Avec l’entrée en vigueur du RGPD, le législateur européen a créé un droit de s’opposer aux décisions individuelles automatisées dont les citoyens pourraient faire l’objet. Ce droit figure à l’article 22 du règlement. En plus de ce droit à l’opposition, les individus ont également d’autres droits en ce sens, énoncés également à l’article 22 du RGPD : 

  • Un droit de contester la décision 
  • Un droit de faire intervenir une personne humaine dans la décision automatisée 
  • Un droit de réponse quant à la décision dont on fait l’objet 
  • Un droit d’accès à l’information (notamment sur le fonctionnement de l’algorithme) 

Ainsi, ces droits accordent la possibilité aux lycéens ou étudiants européens de connaître les décisions automatisées dont ils font l’objet.
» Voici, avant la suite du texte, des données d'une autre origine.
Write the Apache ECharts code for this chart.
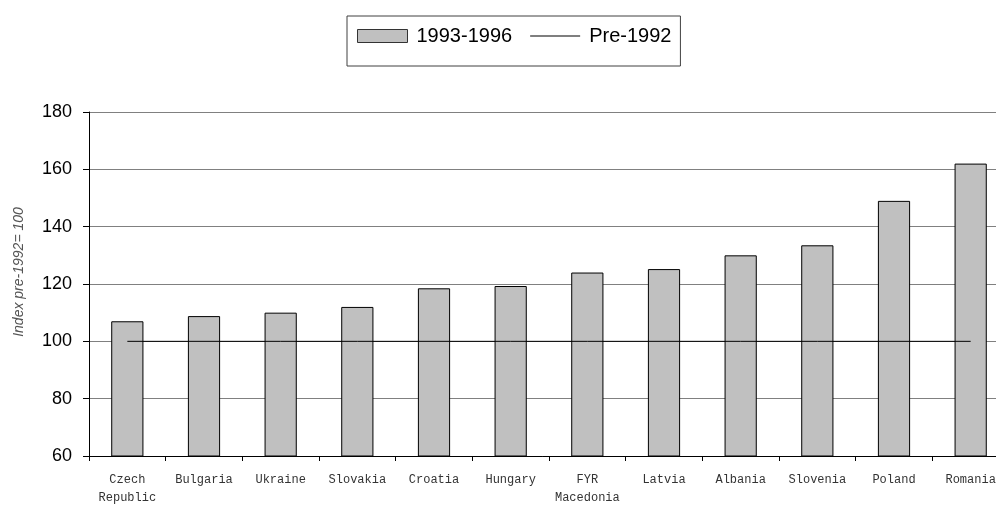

Bien que le Règlement européen offre cette possibilité, chaque État-membre possède également un droit de regard sur le recours aux décisions automatisées. 

En Grande-Bretagne, l’article 96 du Data Protection Act 2018 (version anglaise du RGPD) reprend très largement le texte de l’article 22. La rédaction de l’article 96 est peu détaillée, ce qui peut laisser place à des interprétations différentes. Les dispositions du RGPD se heurtent également aux dispositions de droit administratif français. Tandis que l’UNEF invoquait un droit à la communication des documents administratifs pour obtenir les modalités de fonctionnement de Parcoursup, le Conseil constitutionnel décidait de protéger, dans le cadre de l’intérêt général, le principe du secret des délibérations que possèdent les commissions d’examens des établissements d’enseignement supérieur. 

Malgré les défaillances techniques et le flou juridique ambiant, certains enseignants et ingénieurs restent confiants au sujet de l’amélioration des algorithmes pour leur utilisation en milieu scolaire. Certains notent le fait que l’expérience britannique a démontré que les systèmes éducatifs utilisant des algorithmes devaient être réformés, tandis que d’autres proposent d’évaluer les élèves sur d’autres critères que ceux académiques qui seraient pris en compte par l’algorithme.